# YOUR OBJECTIVE:
Below are the records. Retype, exactly, the lines from the first through the line with "fontsize=15, color='black', zorder=4)", and leave out the pictures.

-- start RECORDED INFORMATION --

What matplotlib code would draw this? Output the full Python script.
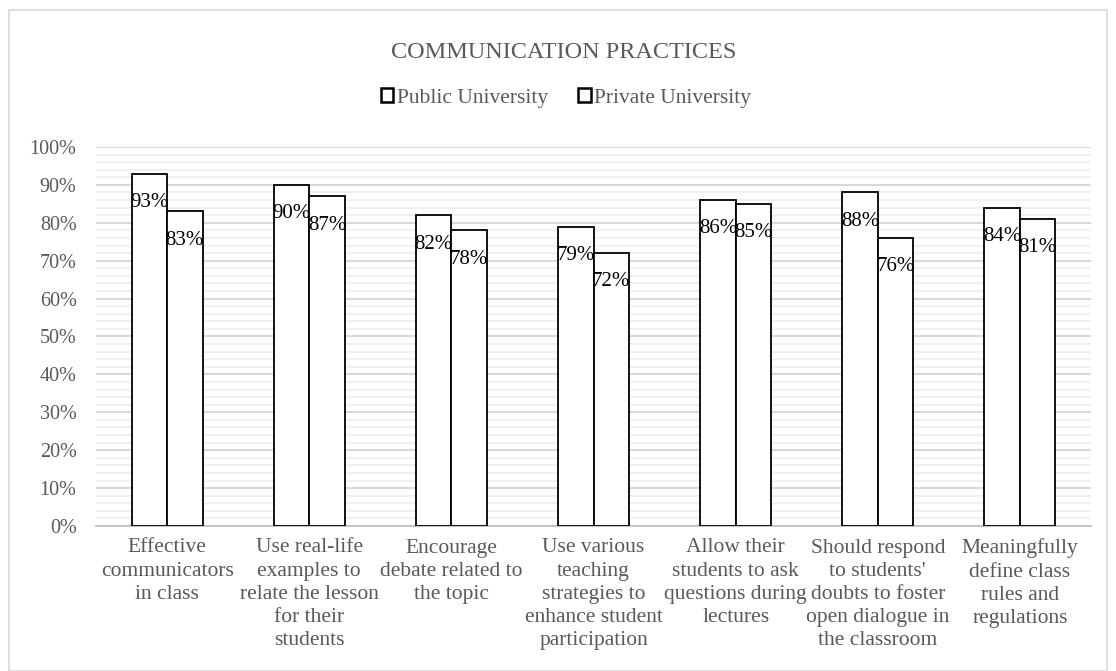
import numpy as np
import matplotlib.pyplot as plt
from matplotlib.patches import Rectangle
from matplotlib.ticker import MultipleLocator, PercentFormatter

plt.rcParams['font.family'] = ['Liberation Serif', 'DejaVu Serif']

categories = ["Effective\ncommunicators\nin class",
              "Use real-life\nexamples to\nrelate the lesson\nfor their\nstudents",
              "Encourage\ndebate related to\nthe topic",
              "Use various\nteaching\nstrategies to\nenhance student\nparticipation",
              "Allow their\nstudents to ask\nquestions during\nlectures",
              "Should respond\nto students'\ndoubts to foster\nopen dialogue in\nthe classroom",
              "Meaningfully\ndefine class\nrules and\nregulations"]
public = [93, 90, 82, 79, 86, 88, 84]
private = [83, 87, 78, 72, 85, 76, 81]
series = ["Public University", "Private University"]

grey = '#595959'
W, H = 1116, 671
fig = plt.figure(figsize=(W/100, H/100), dpi=100)

# chart border
fig.patches.append(Rectangle((9/W, 0), 1098/W, (H-10)/H, transform=fig.transFigure,
                             fill=False, edgecolor='#d9d9d9', lw=1.2))

ax = fig.add_axes([96/W, (H-526)/H, (1091-96)/W, (526-147)/H])
x = np.arange(len(categories))
w = 0.25
b1 = ax.bar(x - w/2, public, w, color='white', edgecolor='black', lw=1.3, label=series[0], zorder=3)
b2 = ax.bar(x + w/2, private, w, color='white', edgecolor='black', lw=1.3, label=series[1], zorder=3)

for bars, vals in ((b1, public), (b2, private)):
    for r, v in zip(bars, vals):
        ax.annotate(f"{v}%", (r.get_x() + r.get_width()/2, v), xytext=(0, -24),
                    textcoords='offset points', ha='center', va='baseline',
                    fontsize=15, color='black', zorder=4)

ax.set_xlim(-0.5, len(categories) - 0.5)
ax.set_ylim(0, 100)
ax.yaxis.set_major_locator(MultipleLocator(10))
ax.yaxis.set_minor_locator(MultipleLocator(2))
ax.yaxis.set_major_formatter(PercentFormatter(decimals=0))
ax.grid(axis='y', which='major', color='#d9d9d9', lw=1.5, zorder=0)
ax.grid(axis='y', which='minor', color='#f0f0f0', lw=1.5, zorder=0)
ax.set_axisbelow(True)
for s in ['top', 'right', 'left']:
    ax.spines[s].set_visible(False)
ax.spines['bottom'].set_color('#bfbfbf')
ax.spines['bottom'].set_linewidth(1.3)
ax.set_xticks(x)
ax.set_xticklabels(categories, fontsize=15.5, color=grey, linespacing=1.3)
ax.tick_params(axis='x', length=0, pad=9)
ax.tick_params(axis='y', which='both', length=0, pad=14, labelsize=14.5, labelcolor=grey)

fig.text(0.505, (H-52)/H, "COMMUNICATION PRACTICES", ha='center', va='center',
         fontsize=17.5, color=grey)
leg = fig.legend(loc='center', bbox_to_anchor=(0.507, (H-98)/H), ncol=2, frameon=False,
                 fontsize=15.5, handlelength=0.6, handleheight=0.6, handletextpad=0.15,
                 columnspacing=1.4)
for t in leg.get_texts():
    t.set_color(grey)
for p in leg.get_patches():
    p.set_linewidth(1.8)

fig.savefig('out.png', dpi=100)
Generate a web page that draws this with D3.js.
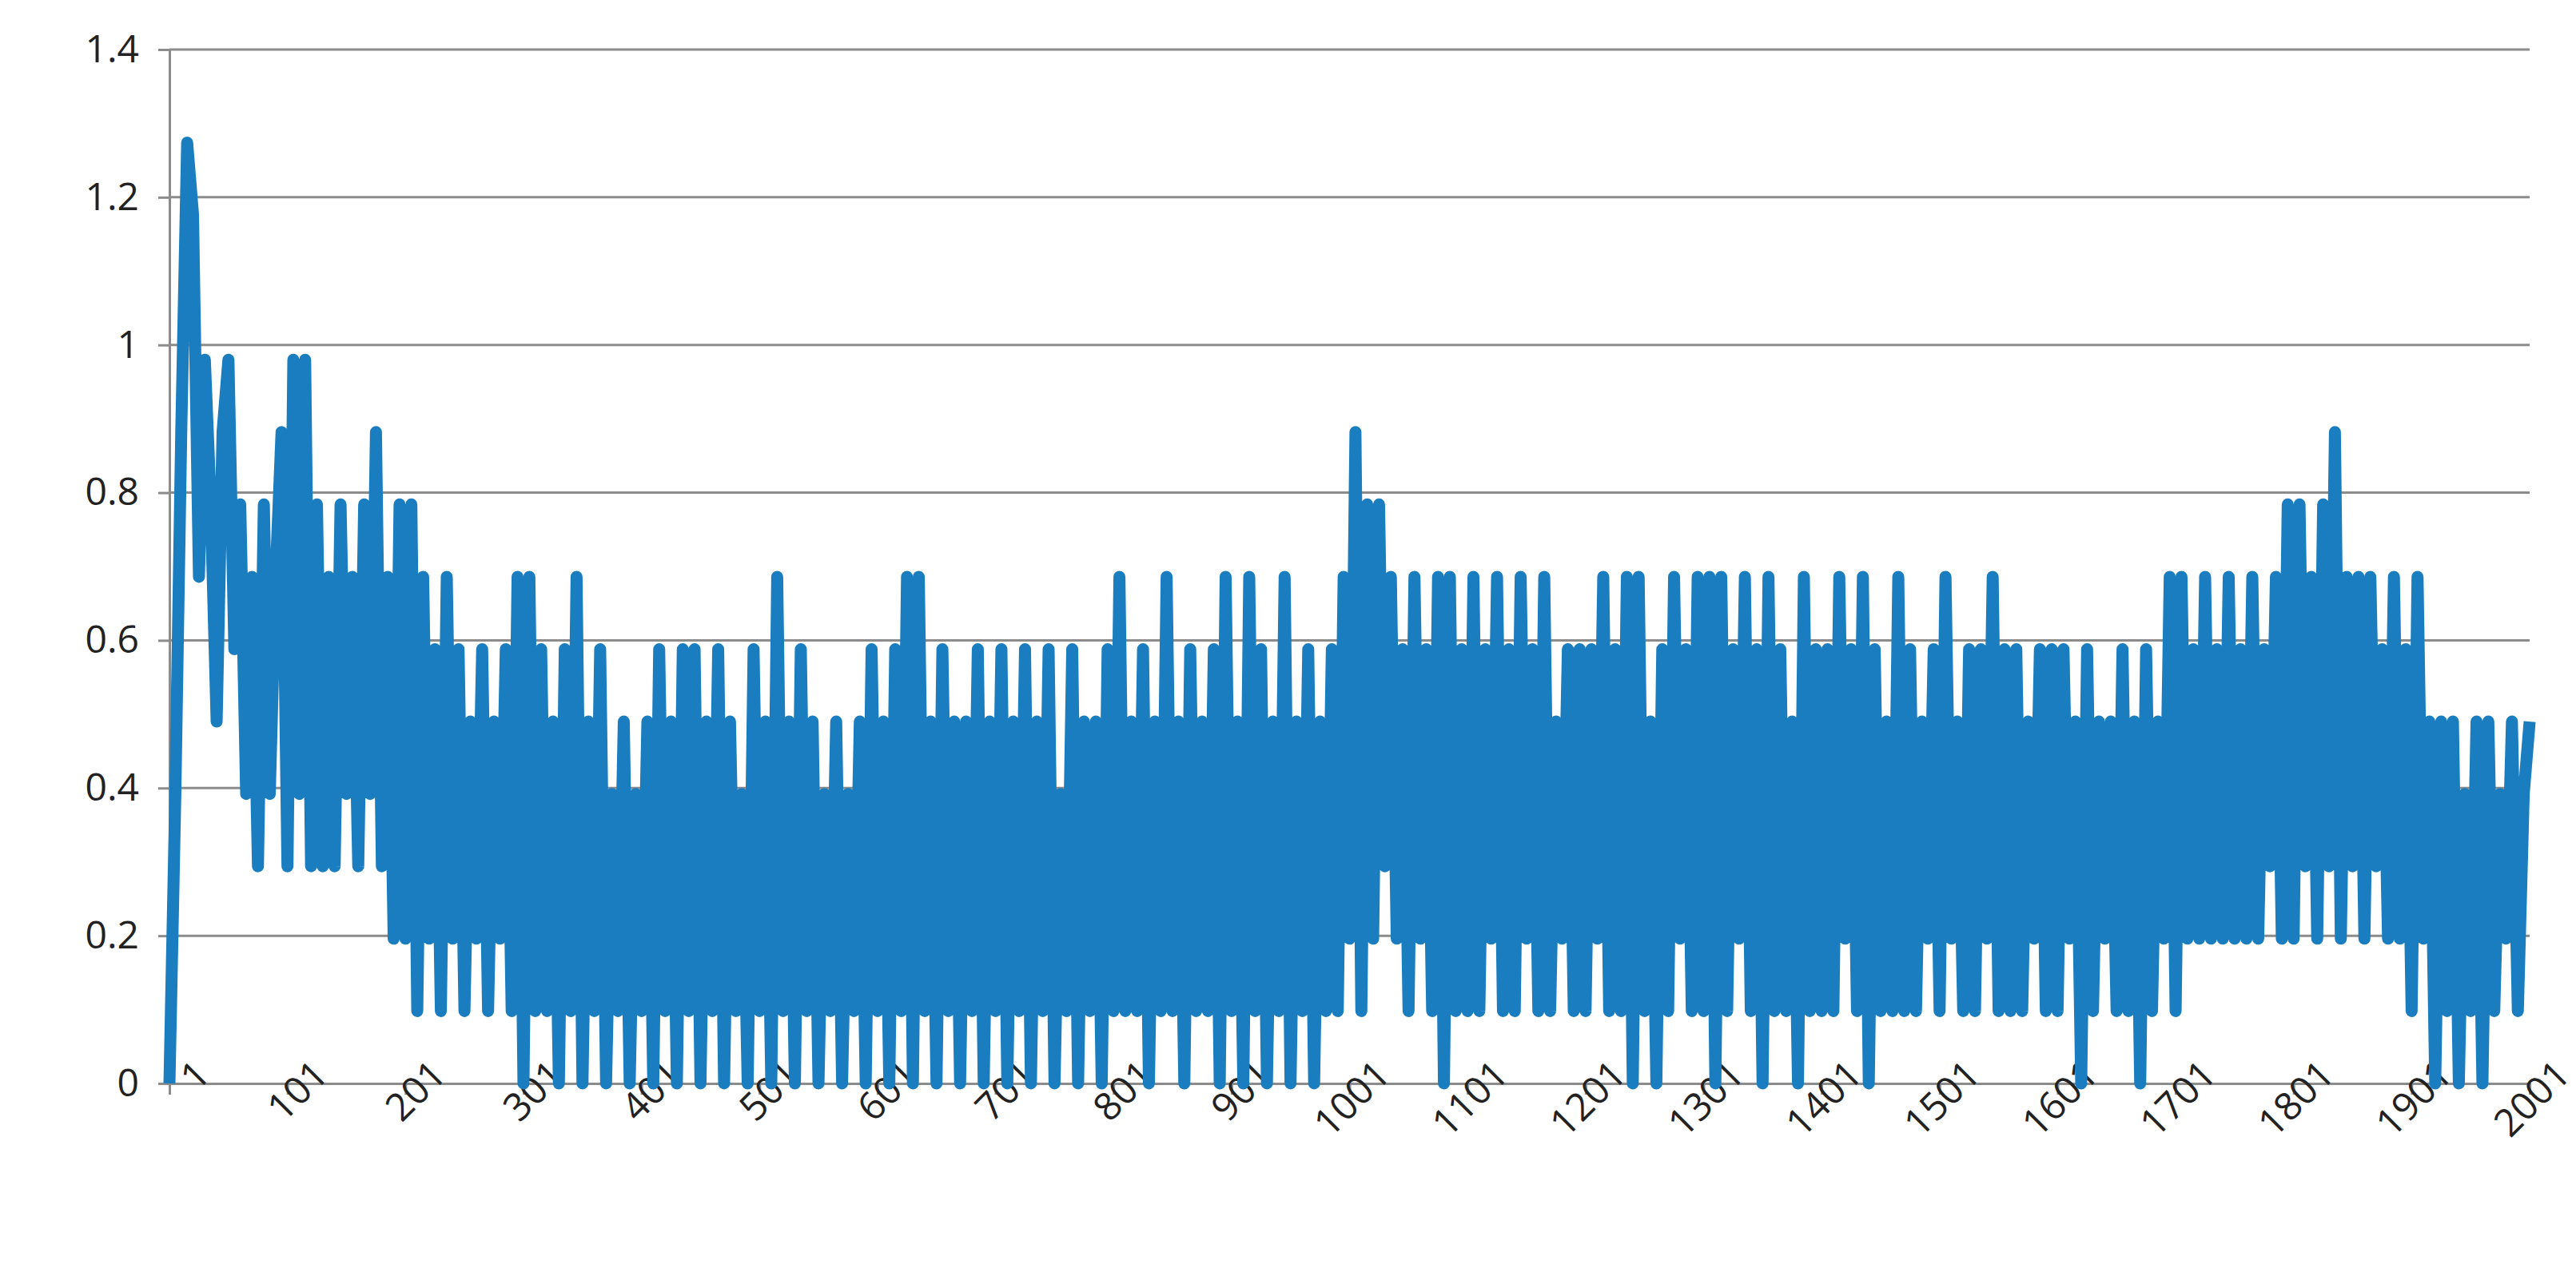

-- end RECORDED INFORMATION --

# THE RESULT:
What matplotlib code would draw this? Output the full Python script.
import numpy as np
import matplotlib.pyplot as plt
from matplotlib.patches import Rectangle
from matplotlib.ticker import MultipleLocator, PercentFormatter

plt.rcParams['font.family'] = ['Liberation Serif', 'DejaVu Serif']

categories = ["Effective\ncommunicators\nin class",
              "Use real-life\nexamples to\nrelate the lesson\nfor their\nstudents",
              "Encourage\ndebate related to\nthe topic",
              "Use various\nteaching\nstrategies to\nenhance student\nparticipation",
              "Allow their\nstudents to ask\nquestions during\nlectures",
              "Should respond\nto students'\ndoubts to foster\nopen dialogue in\nthe classroom",
              "Meaningfully\ndefine class\nrules and\nregulations"]
public = [93, 90, 82, 79, 86, 88, 84]
private = [83, 87, 78, 72, 85, 76, 81]
series = ["Public University", "Private University"]

grey = '#595959'
W, H = 1116, 671
fig = plt.figure(figsize=(W/100, H/100), dpi=100)

# chart border
fig.patches.append(Rectangle((9/W, 0), 1098/W, (H-10)/H, transform=fig.transFigure,
                             fill=False, edgecolor='#d9d9d9', lw=1.2))

ax = fig.add_axes([96/W, (H-526)/H, (1091-96)/W, (526-147)/H])
x = np.arange(len(categories))
w = 0.25
b1 = ax.bar(x - w/2, public, w, color='white', edgecolor='black', lw=1.3, label=series[0], zorder=3)
b2 = ax.bar(x + w/2, private, w, color='white', edgecolor='black', lw=1.3, label=series[1], zorder=3)

for bars, vals in ((b1, public), (b2, private)):
    for r, v in zip(bars, vals):
        ax.annotate(f"{v}%", (r.get_x() + r.get_width()/2, v), xytext=(0, -24),
                    textcoords='offset points', ha='center', va='baseline',
                    fontsize=15, color='black', zorder=4)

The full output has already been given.